> Input rows
____

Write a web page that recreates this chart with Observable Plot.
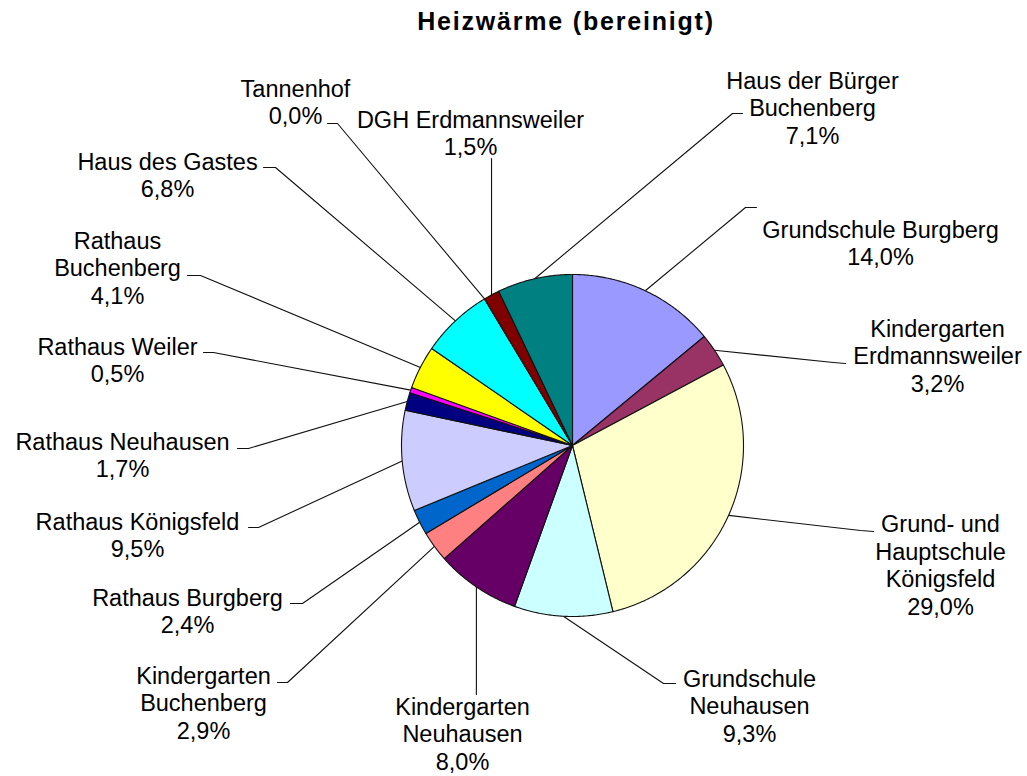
<!DOCTYPE html>
<html>
<head>
<meta charset="utf-8">
<script src="https://cdn.jsdelivr.net/npm/d3@7"></script>
<script src="https://cdn.jsdelivr.net/npm/@observablehq/plot@0.6"></script>
<style>
  html, body { margin: 0; padding: 0; background: #fff; }
  #wrap { width: 1027px; height: 776px; position: relative; overflow: hidden; }
  #title { position: relative; width: 1027px; height: 44px; }
  #title span { position: absolute; left: 566px; top: 9px; transform: translateX(-50%);
    font-family: "Liberation Sans", Arial, sans-serif; font-weight: bold; font-size: 25px;
    line-height: 25px; letter-spacing: 1.8px; white-space: nowrap; color: #000; }
</style>
</head>
<body>
<div id="wrap">
  <div id="title"><span>Heizwärme (bereinigt)</span></div>
  <div id="chart"></div>
</div>
<script>
// ---- data ----
const names = ["Grundschule Burgberg", "Kindergarten Erdmannsweiler", "Grund- und Hauptschule Königsfeld",
  "Grundschule Neuhausen", "Kindergarten Neuhausen", "Kindergarten Buchenberg", "Rathaus Burgberg",
  "Rathaus Königsfeld", "Rathaus Neuhausen", "Rathaus Weiler", "Rathaus Buchenberg", "Haus des Gastes",
  "Tannenhof", "DGH Erdmannsweiler", "Haus der Bürger Buchenberg"];
const labelText = ["Grundschule Burgberg", "Kindergarten\nErdmannsweiler", "Grund- und\nHauptschule\nKönigsfeld",
  "Grundschule\nNeuhausen", "Kindergarten\nNeuhausen", "Kindergarten\nBuchenberg", "Rathaus Burgberg",
  "Rathaus Königsfeld", "Rathaus Neuhausen", "Rathaus Weiler", "Rathaus\nBuchenberg", "Haus des Gastes",
  "Tannenhof", "DGH Erdmannsweiler", "Haus der Bürger\nBuchenberg"];
const shares = [14.0, 3.2, 29.0, 9.3, 8.0, 2.9, 2.4, 9.5, 1.7, 0.5, 4.1, 6.8, 0.0, 1.5, 7.1];
const colors = ["#9999FF", "#993366", "#FFFFCC", "#CCFFFF", "#660066", "#FF8080", "#0066CC",
  "#CCCCFF", "#000080", "#FF00FF", "#FFFF00", "#00FFFF", "#800080", "#800000", "#008080"];

// ---- layout (page pixel coordinates) ----
const W = 1027, TOP = 44, H = 776 - TOP;
const CX = 572, CY = 445, R = 171;
const labelPos = [[880, 242], [937, 355], [940, 564], [749, 705], [462, 733], [203, 702], [187, 610],
  [137, 534], [122, 454], [117, 359], [117, 267], [167, 174], [295, 101], [470, 132], [812, 107]];
const elbow = [[745, 207], [833, 362], [860, 530], [663, 683], [null, 694], [287, 682], [302, 603],
  [258, 527], [248, 448], [213, 352], [200, 275], [275, 167], [337, 123], [null, 158], [732, 113]];
const lineEnd = [[756, 207], [845, 363], [873, 531], [675, 683], [null, 694], [277, 682], [290, 603],
  [248, 527], [237, 448], [203, 352], [187, 275], [263, 167], [327, 123], [null, 158], [742, 113]];

const arcs = d3.pie().sort(null).value(d => d)(shares);

// slice polygons
const slicePts = [];
arcs.forEach((a, i) => {
  const n = Math.max(1, Math.ceil((a.endAngle - a.startAngle) / (Math.PI / 360)));
  slicePts.push({name: names[i], x: CX, y: CY});
  for (let k = 0; k <= n; k++) {
    const t = a.startAngle + (a.endAngle - a.startAngle) * k / n;
    slicePts.push({name: names[i], x: CX + R * Math.sin(t), y: CY - R * Math.cos(t)});
  }
  slicePts.push({name: names[i], x: CX, y: CY});
});

// leader lines
const leaderPts = [];
arcs.forEach((a, i) => {
  const m = (a.startAngle + a.endAngle) / 2;
  const ex = CX + R * Math.sin(m), ey = CY - R * Math.cos(m);
  leaderPts.push({name: names[i], x: ex, y: ey});
  leaderPts.push({name: names[i], x: elbow[i][0] ?? ex, y: elbow[i][1]});
  leaderPts.push({name: names[i], x: lineEnd[i][0] ?? ex, y: lineEnd[i][1]});
});

const fmt = v => v.toFixed(1).replace(".", ",") + "%";
const labels = names.map((n, i) => ({
  name: n, x: labelPos[i][0], y: labelPos[i][1], text: labelText[i] + "\n" + fmt(shares[i])
}));

const chart = Plot.plot({
  width: W, height: H,
  margin: 0,
  x: {domain: [0, W], range: [0, W], axis: null},
  y: {domain: [TOP, TOP + H], range: [0, H], axis: null},
  color: {domain: names, range: colors},
  style: {fontFamily: "'Liberation Sans', Arial, sans-serif", background: "#fff", color: "#000"},
  marks: [
    Plot.line(leaderPts, {x: "x", y: "y", z: "name", stroke: "#111", strokeWidth: 1.1, curve: "linear"}),
    Plot.line(slicePts, {x: "x", y: "y", z: "name", fill: "name", stroke: "#111", strokeWidth: 1.1,
      strokeLinejoin: "round", curve: "linear"}),
    Plot.text(labels, {x: "x", y: "y", text: "text", fontSize: 23.5, lineHeight: 1.17,
      textAnchor: "middle", lineAnchor: "middle", fill: "#000"})
  ]
});
document.getElementById("chart").appendChild(chart);
</script>
</body>
</html>
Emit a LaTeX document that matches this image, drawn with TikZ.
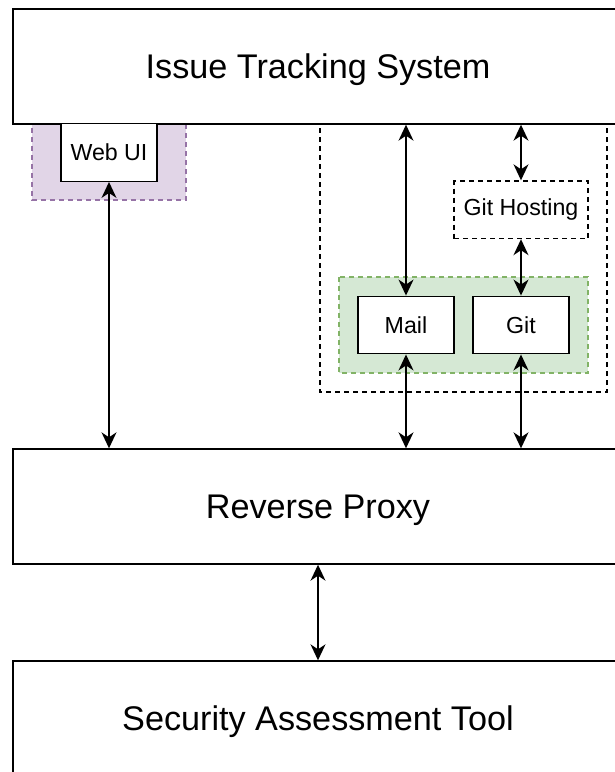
\documentclass[tikz,border=0pt]{standalone}
\usepackage{fontspec}
\setmainfont{Liberation Sans}
\usetikzlibrary{arrows.meta}

\definecolor{purpleback}{HTML}{E1D5E7}
\definecolor{purpleline}{HTML}{9673A6}
\definecolor{greenback}{HTML}{D5E8D4}
\definecolor{greenline}{HTML}{82B366}

\tikzset{
  block/.style={draw,line width=1.4pt,fill=white,inner sep=0pt,text depth=0pt,
    minimum width=610pt,minimum height=115pt,font=\fontsize{34.2}{40}\selectfont},
  unit/.style={draw,line width=1.4pt,fill=white,inner sep=0pt,
    minimum width=96pt,minimum height=57.5pt,font=\fontsize{23.2}{27}\selectfont},
  zone/.style={line width=1.4pt,dash pattern=on 5pt off 4pt},
  link/.style={<->,line width=1.4pt},
}

\begin{document}
\begin{tikzpicture}[>={Stealth[length=16pt,width=15pt,inset=5pt]},x=1pt,y=-1pt]
  \clip (0,0) rectangle (615,772);
  % shaded zones sit behind the boxes
  \draw[zone,fill=purpleback,draw=purpleline] (32,110) rectangle (186,200);
  \draw[zone] (320,110) rectangle (607,392);
  \draw[zone,fill=greenback,draw=greenline] (339,277) rectangle (588,373);

  % main blocks
  \node[block] (its) at (318,66.5) {Issue Tracking System};
  \node[block] (rp) at (318,506.5) {Reverse Proxy};
  \node[block] (sat) at (318,718.5) {Security Assessment Tool};

  % services
  \node[unit] (webui) at (109,152.5) {Web UI};
  \node[unit,dash pattern=on 5pt off 4pt,minimum width=134pt] (githost) at (521,209.75) {Git Hosting};
  \node[unit] (mail) at (406,325) {Mail};
  \node[unit] (git) at (521,325) {Git};

  % connections
  \draw[link] (webui.south) -- (webui.south |- rp.north);
  \draw[link] (mail.north |- its.south) -- (mail.north);
  \draw[link] (githost.north |- its.south) -- (githost.north);
  \draw[link] (githost.south) -- (git.north);
  \draw[link] (mail.south) -- (mail.south |- rp.north);
  \draw[link] (git.south) -- (git.south |- rp.north);
  \draw[link] (rp.south) -- (sat.north);
\end{tikzpicture}
\end{document}
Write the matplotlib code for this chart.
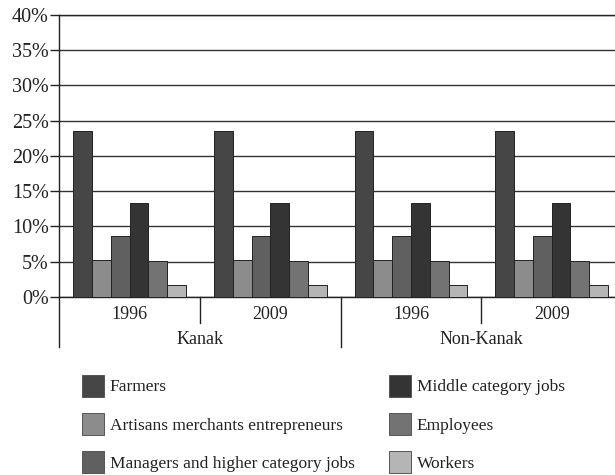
import matplotlib
matplotlib.use('Agg')
import matplotlib.pyplot as plt
import numpy as np

plt.rcParams['font.family'] = ['Liberation Serif', 'DejaVu Serif']

categories = ['Farmers', 'Artisans merchants entrepreneurs', 'Managers and higher category jobs',
              'Middle category jobs', 'Employees', 'Workers']
years = ['1996', '2009', '1996', '2009']
groups = ['Kanak', 'Non-Kanak']
values = {
    'Farmers': [23.5, 23.5, 23.5, 23.5],
    'Artisans merchants entrepreneurs': [5.2, 5.2, 5.2, 5.2],
    'Managers and higher category jobs': [8.7, 8.7, 8.7, 8.7],
    'Middle category jobs': [13.3, 13.3, 13.3, 13.3],
    'Employees': [5.1, 5.1, 5.1, 5.1],
    'Workers': [1.75, 1.75, 1.75, 1.75],
}
colors = ['#454645', '#8c8c8c', '#606060', '#333433', '#727372', '#b4b5b4']

fig = plt.figure(figsize=(6.15, 4.75), dpi=100)
ax = fig.add_axes([59.3 / 615, 0.3747, 1 - 59.3 / 615, 0.594])

fs = 13
x = np.arange(len(years))
w = 0.8 / len(categories)
for i, cat in enumerate(categories):
    ax.bar(x - 0.4 + w * (i + 0.5), values[cat], width=w, color=colors[i],
           edgecolor='#222222', linewidth=0.7, label=cat, zorder=3)

ax.set_xlim(-0.5, 3.45)
ax.set_ylim(0, 40)
ax.set_yticks(range(0, 41, 5))
ax.set_yticklabels(['%d%%' % v for v in range(0, 41, 5)], fontsize=14.5, color='#222222')
ax.yaxis.grid(True, color='#333333', linewidth=1.0, zorder=0)
ax.set_xticks([])
ax.tick_params(axis='y', length=6.5, width=1, color='#222222', pad=1)
for s in ['left', 'bottom', 'top']:
    ax.spines[s].set_color('#222222')
    ax.spines[s].set_linewidth(1.0)
ax.spines['right'].set_visible(False)

# hierarchical x labels
tr = ax.get_xaxis_transform()
h = 282.3
for i, y in enumerate(years):
    ax.text(i, -17 / h, y, transform=tr, ha='center', va='center', fontsize=fs, color='#222222')
for j, g in enumerate(groups):
    ax.text(2 * j + 0.5, -43 / h, g, transform=tr, ha='center', va='center', fontsize=fs, color='#222222')
for xs in [0.5, 2.5]:
    ax.plot([xs, xs], [0, -26 / h], transform=tr, color='#222222', lw=1, clip_on=False)
for xs in [-0.5, 1.5]:
    ax.plot([xs, xs], [0, -50 / h], transform=tr, color='#222222', lw=1, clip_on=False)

leg = fig.legend(loc='upper left', bbox_to_anchor=(66 / 615, 1 - 359 / 475), ncol=2, frameon=False,
                 fontsize=12.5, handlelength=1.27, handleheight=1.57, handletextpad=0.35,
                 columnspacing=1.96, labelspacing=0.94)
for t in leg.get_texts():
    t.set_color('#222222')
for p in leg.get_patches():
    p.set_edgecolor('#555555')

fig.savefig('out.png', dpi=100)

____

> Work to do
List every line in the records above that contains the word "chart".

> Correct answer
Write a web page that recreates this chart with Observable Plot.
  <div id="chart"></div>
const chart = Plot.plot({
document.getElementById("chart").appendChild(chart);
Write the matplotlib code for this chart.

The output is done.